--- START OF Recorded information ---
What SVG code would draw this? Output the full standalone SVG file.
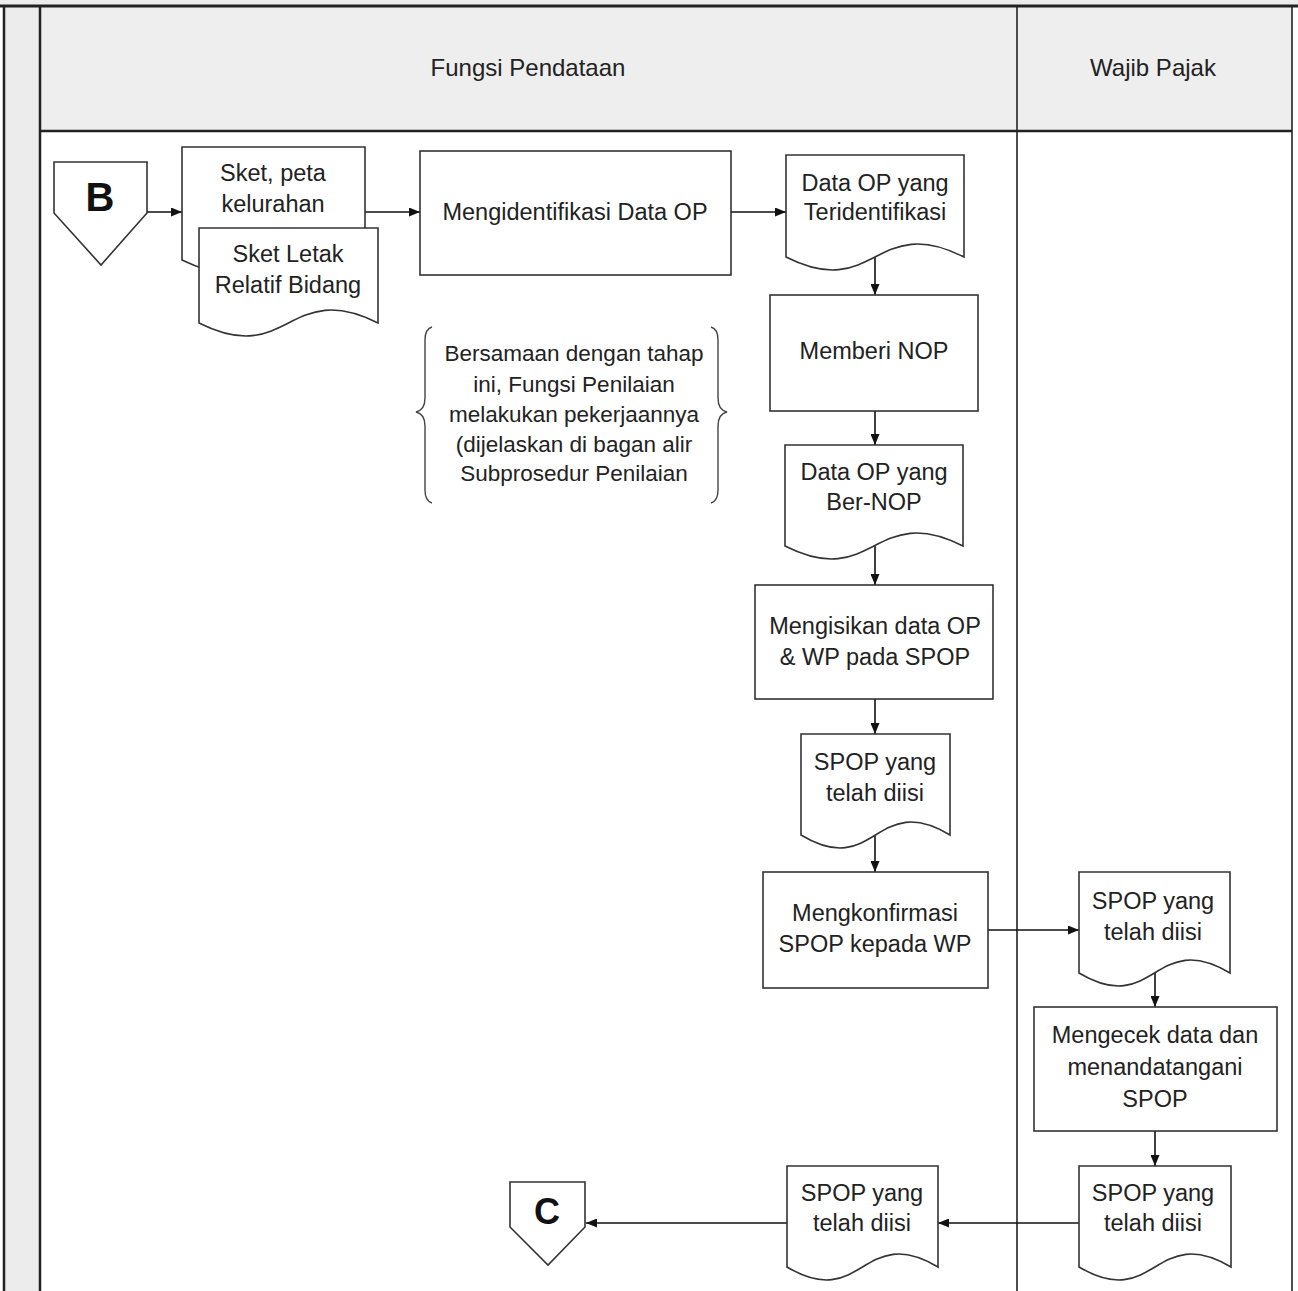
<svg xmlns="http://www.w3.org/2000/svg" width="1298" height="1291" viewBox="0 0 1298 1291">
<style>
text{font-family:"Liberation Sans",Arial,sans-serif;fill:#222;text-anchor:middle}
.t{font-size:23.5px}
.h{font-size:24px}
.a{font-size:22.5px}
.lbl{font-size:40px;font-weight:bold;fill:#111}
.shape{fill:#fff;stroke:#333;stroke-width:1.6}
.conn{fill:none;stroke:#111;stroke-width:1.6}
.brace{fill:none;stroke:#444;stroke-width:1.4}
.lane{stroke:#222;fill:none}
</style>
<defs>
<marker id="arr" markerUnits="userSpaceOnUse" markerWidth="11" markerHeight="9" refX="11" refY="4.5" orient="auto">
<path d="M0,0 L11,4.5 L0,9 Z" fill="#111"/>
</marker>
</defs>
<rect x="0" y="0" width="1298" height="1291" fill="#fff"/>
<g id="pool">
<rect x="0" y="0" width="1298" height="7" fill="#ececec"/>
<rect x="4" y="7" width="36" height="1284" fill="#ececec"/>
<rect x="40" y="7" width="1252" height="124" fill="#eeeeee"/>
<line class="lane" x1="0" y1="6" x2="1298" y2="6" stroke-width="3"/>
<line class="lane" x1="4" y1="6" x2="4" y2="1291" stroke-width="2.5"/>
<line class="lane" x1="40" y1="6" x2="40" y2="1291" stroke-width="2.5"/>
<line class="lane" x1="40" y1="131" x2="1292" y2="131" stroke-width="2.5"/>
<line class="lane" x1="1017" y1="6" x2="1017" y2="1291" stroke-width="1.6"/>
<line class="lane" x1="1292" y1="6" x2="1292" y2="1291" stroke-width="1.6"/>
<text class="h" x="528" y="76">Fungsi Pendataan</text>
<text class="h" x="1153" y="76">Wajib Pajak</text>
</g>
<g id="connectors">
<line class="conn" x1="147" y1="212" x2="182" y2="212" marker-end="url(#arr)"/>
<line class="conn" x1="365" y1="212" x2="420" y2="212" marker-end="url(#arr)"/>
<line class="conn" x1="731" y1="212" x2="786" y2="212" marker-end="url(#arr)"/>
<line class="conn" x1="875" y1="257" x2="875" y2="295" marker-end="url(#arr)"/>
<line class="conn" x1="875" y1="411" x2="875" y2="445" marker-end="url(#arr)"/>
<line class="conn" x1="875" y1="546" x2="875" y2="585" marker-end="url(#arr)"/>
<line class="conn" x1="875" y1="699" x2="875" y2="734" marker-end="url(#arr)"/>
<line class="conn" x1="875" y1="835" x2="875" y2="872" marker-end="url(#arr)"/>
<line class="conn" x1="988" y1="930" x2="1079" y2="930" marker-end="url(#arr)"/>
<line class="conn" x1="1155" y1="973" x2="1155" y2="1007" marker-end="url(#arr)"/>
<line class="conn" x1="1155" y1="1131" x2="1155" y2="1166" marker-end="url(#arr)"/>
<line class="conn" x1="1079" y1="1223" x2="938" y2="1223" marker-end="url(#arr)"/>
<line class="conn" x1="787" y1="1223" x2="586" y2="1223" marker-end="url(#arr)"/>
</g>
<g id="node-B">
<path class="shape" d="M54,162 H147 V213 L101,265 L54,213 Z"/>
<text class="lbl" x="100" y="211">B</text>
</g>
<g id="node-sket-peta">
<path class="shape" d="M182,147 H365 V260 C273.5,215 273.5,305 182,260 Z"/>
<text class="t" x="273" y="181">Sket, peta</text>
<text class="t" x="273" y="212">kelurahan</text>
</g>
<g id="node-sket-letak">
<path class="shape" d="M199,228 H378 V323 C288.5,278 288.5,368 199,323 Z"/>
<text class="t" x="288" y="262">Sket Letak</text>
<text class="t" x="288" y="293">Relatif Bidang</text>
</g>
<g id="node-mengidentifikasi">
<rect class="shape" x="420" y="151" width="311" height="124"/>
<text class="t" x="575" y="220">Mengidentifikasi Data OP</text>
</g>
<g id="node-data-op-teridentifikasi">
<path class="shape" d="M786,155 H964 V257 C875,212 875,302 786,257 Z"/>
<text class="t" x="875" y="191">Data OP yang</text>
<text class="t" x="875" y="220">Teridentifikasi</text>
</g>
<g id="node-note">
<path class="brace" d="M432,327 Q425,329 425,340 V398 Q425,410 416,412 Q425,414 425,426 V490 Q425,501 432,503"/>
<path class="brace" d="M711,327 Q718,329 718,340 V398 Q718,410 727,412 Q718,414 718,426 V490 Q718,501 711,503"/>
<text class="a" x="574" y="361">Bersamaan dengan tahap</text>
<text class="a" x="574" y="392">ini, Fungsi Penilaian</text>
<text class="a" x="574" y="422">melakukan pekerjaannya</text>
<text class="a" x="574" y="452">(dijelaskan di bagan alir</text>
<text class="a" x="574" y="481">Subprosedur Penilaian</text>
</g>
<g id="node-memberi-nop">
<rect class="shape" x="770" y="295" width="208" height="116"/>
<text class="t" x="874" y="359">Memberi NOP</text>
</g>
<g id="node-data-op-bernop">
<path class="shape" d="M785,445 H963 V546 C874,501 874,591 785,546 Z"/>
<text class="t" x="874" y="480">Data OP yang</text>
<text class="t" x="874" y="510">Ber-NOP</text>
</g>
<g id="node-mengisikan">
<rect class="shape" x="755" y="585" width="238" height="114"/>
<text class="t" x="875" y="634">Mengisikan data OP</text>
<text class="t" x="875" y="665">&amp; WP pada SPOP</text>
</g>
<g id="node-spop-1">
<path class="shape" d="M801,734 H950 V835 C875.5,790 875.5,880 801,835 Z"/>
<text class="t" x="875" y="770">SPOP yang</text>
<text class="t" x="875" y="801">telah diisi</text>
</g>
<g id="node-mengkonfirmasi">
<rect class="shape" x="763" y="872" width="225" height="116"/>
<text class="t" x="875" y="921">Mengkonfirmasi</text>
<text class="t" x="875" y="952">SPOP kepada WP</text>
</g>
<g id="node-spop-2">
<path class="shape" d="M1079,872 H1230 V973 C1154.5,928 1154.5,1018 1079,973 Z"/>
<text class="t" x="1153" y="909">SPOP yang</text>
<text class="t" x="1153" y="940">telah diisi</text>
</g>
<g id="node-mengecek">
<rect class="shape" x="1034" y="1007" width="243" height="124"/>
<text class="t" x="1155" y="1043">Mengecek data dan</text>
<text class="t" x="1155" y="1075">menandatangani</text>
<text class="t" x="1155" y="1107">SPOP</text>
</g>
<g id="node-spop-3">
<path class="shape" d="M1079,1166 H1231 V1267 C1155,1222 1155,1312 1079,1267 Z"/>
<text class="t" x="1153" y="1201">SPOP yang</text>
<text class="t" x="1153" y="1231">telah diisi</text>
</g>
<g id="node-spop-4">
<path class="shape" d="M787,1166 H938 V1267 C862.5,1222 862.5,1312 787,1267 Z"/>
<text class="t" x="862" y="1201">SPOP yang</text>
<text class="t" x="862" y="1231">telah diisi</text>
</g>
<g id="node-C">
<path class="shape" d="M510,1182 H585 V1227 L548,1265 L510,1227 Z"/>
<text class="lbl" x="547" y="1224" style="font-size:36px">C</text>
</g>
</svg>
--- END OF Recorded information ---
Omit each picture, then return all of the listing exactly as it stands.

> _Written reply_
What SVG code would draw this? Output the full standalone SVG file.
<svg xmlns="http://www.w3.org/2000/svg" width="1298" height="1291" viewBox="0 0 1298 1291">
<style>
text{font-family:"Liberation Sans",Arial,sans-serif;fill:#222;text-anchor:middle}
.t{font-size:23.5px}
.h{font-size:24px}
.a{font-size:22.5px}
.lbl{font-size:40px;font-weight:bold;fill:#111}
.shape{fill:#fff;stroke:#333;stroke-width:1.6}
.conn{fill:none;stroke:#111;stroke-width:1.6}
.brace{fill:none;stroke:#444;stroke-width:1.4}
.lane{stroke:#222;fill:none}
</style>
<defs>
<marker id="arr" markerUnits="userSpaceOnUse" markerWidth="11" markerHeight="9" refX="11" refY="4.5" orient="auto">
<path d="M0,0 L11,4.5 L0,9 Z" fill="#111"/>
</marker>
</defs>
<rect x="0" y="0" width="1298" height="1291" fill="#fff"/>
<g id="pool">
<rect x="0" y="0" width="1298" height="7" fill="#ececec"/>
<rect x="4" y="7" width="36" height="1284" fill="#ececec"/>
<rect x="40" y="7" width="1252" height="124" fill="#eeeeee"/>
<line class="lane" x1="0" y1="6" x2="1298" y2="6" stroke-width="3"/>
<line class="lane" x1="4" y1="6" x2="4" y2="1291" stroke-width="2.5"/>
<line class="lane" x1="40" y1="6" x2="40" y2="1291" stroke-width="2.5"/>
<line class="lane" x1="40" y1="131" x2="1292" y2="131" stroke-width="2.5"/>
<line class="lane" x1="1017" y1="6" x2="1017" y2="1291" stroke-width="1.6"/>
<line class="lane" x1="1292" y1="6" x2="1292" y2="1291" stroke-width="1.6"/>
<text class="h" x="528" y="76">Fungsi Pendataan</text>
<text class="h" x="1153" y="76">Wajib Pajak</text>
</g>
<g id="connectors">
<line class="conn" x1="147" y1="212" x2="182" y2="212" marker-end="url(#arr)"/>
<line class="conn" x1="365" y1="212" x2="420" y2="212" marker-end="url(#arr)"/>
<line class="conn" x1="731" y1="212" x2="786" y2="212" marker-end="url(#arr)"/>
<line class="conn" x1="875" y1="257" x2="875" y2="295" marker-end="url(#arr)"/>
<line class="conn" x1="875" y1="411" x2="875" y2="445" marker-end="url(#arr)"/>
<line class="conn" x1="875" y1="546" x2="875" y2="585" marker-end="url(#arr)"/>
<line class="conn" x1="875" y1="699" x2="875" y2="734" marker-end="url(#arr)"/>
<line class="conn" x1="875" y1="835" x2="875" y2="872" marker-end="url(#arr)"/>
<line class="conn" x1="988" y1="930" x2="1079" y2="930" marker-end="url(#arr)"/>
<line class="conn" x1="1155" y1="973" x2="1155" y2="1007" marker-end="url(#arr)"/>
<line class="conn" x1="1155" y1="1131" x2="1155" y2="1166" marker-end="url(#arr)"/>
<line class="conn" x1="1079" y1="1223" x2="938" y2="1223" marker-end="url(#arr)"/>
<line class="conn" x1="787" y1="1223" x2="586" y2="1223" marker-end="url(#arr)"/>
</g>
<g id="node-B">
<path class="shape" d="M54,162 H147 V213 L101,265 L54,213 Z"/>
<text class="lbl" x="100" y="211">B</text>
</g>
<g id="node-sket-peta">
<path class="shape" d="M182,147 H365 V260 C273.5,215 273.5,305 182,260 Z"/>
<text class="t" x="273" y="181">Sket, peta</text>
<text class="t" x="273" y="212">kelurahan</text>
</g>
<g id="node-sket-letak">
<path class="shape" d="M199,228 H378 V323 C288.5,278 288.5,368 199,323 Z"/>
<text class="t" x="288" y="262">Sket Letak</text>
<text class="t" x="288" y="293">Relatif Bidang</text>
</g>
<g id="node-mengidentifikasi">
<rect class="shape" x="420" y="151" width="311" height="124"/>
<text class="t" x="575" y="220">Mengidentifikasi Data OP</text>
</g>
<g id="node-data-op-teridentifikasi">
<path class="shape" d="M786,155 H964 V257 C875,212 875,302 786,257 Z"/>
<text class="t" x="875" y="191">Data OP yang</text>
<text class="t" x="875" y="220">Teridentifikasi</text>
</g>
<g id="node-note">
<path class="brace" d="M432,327 Q425,329 425,340 V398 Q425,410 416,412 Q425,414 425,426 V490 Q425,501 432,503"/>
<path class="brace" d="M711,327 Q718,329 718,340 V398 Q718,410 727,412 Q718,414 718,426 V490 Q718,501 711,503"/>
<text class="a" x="574" y="361">Bersamaan dengan tahap</text>
<text class="a" x="574" y="392">ini, Fungsi Penilaian</text>
<text class="a" x="574" y="422">melakukan pekerjaannya</text>
<text class="a" x="574" y="452">(dijelaskan di bagan alir</text>
<text class="a" x="574" y="481">Subprosedur Penilaian</text>
</g>
<g id="node-memberi-nop">
<rect class="shape" x="770" y="295" width="208" height="116"/>
<text class="t" x="874" y="359">Memberi NOP</text>
</g>
<g id="node-data-op-bernop">
<path class="shape" d="M785,445 H963 V546 C874,501 874,591 785,546 Z"/>
<text class="t" x="874" y="480">Data OP yang</text>
<text class="t" x="874" y="510">Ber-NOP</text>
</g>
<g id="node-mengisikan">
<rect class="shape" x="755" y="585" width="238" height="114"/>
<text class="t" x="875" y="634">Mengisikan data OP</text>
<text class="t" x="875" y="665">&amp; WP pada SPOP</text>
</g>
<g id="node-spop-1">
<path class="shape" d="M801,734 H950 V835 C875.5,790 875.5,880 801,835 Z"/>
<text class="t" x="875" y="770">SPOP yang</text>
<text class="t" x="875" y="801">telah diisi</text>
</g>
<g id="node-mengkonfirmasi">
<rect class="shape" x="763" y="872" width="225" height="116"/>
<text class="t" x="875" y="921">Mengkonfirmasi</text>
<text class="t" x="875" y="952">SPOP kepada WP</text>
</g>
<g id="node-spop-2">
<path class="shape" d="M1079,872 H1230 V973 C1154.5,928 1154.5,1018 1079,973 Z"/>
<text class="t" x="1153" y="909">SPOP yang</text>
<text class="t" x="1153" y="940">telah diisi</text>
</g>
<g id="node-mengecek">
<rect class="shape" x="1034" y="1007" width="243" height="124"/>
<text class="t" x="1155" y="1043">Mengecek data dan</text>
<text class="t" x="1155" y="1075">menandatangani</text>
<text class="t" x="1155" y="1107">SPOP</text>
</g>
<g id="node-spop-3">
<path class="shape" d="M1079,1166 H1231 V1267 C1155,1222 1155,1312 1079,1267 Z"/>
<text class="t" x="1153" y="1201">SPOP yang</text>
<text class="t" x="1153" y="1231">telah diisi</text>
</g>
<g id="node-spop-4">
<path class="shape" d="M787,1166 H938 V1267 C862.5,1222 862.5,1312 787,1267 Z"/>
<text class="t" x="862" y="1201">SPOP yang</text>
<text class="t" x="862" y="1231">telah diisi</text>
</g>
<g id="node-C">
<path class="shape" d="M510,1182 H585 V1227 L548,1265 L510,1227 Z"/>
<text class="lbl" x="547" y="1224" style="font-size:36px">C</text>
</g>
</svg>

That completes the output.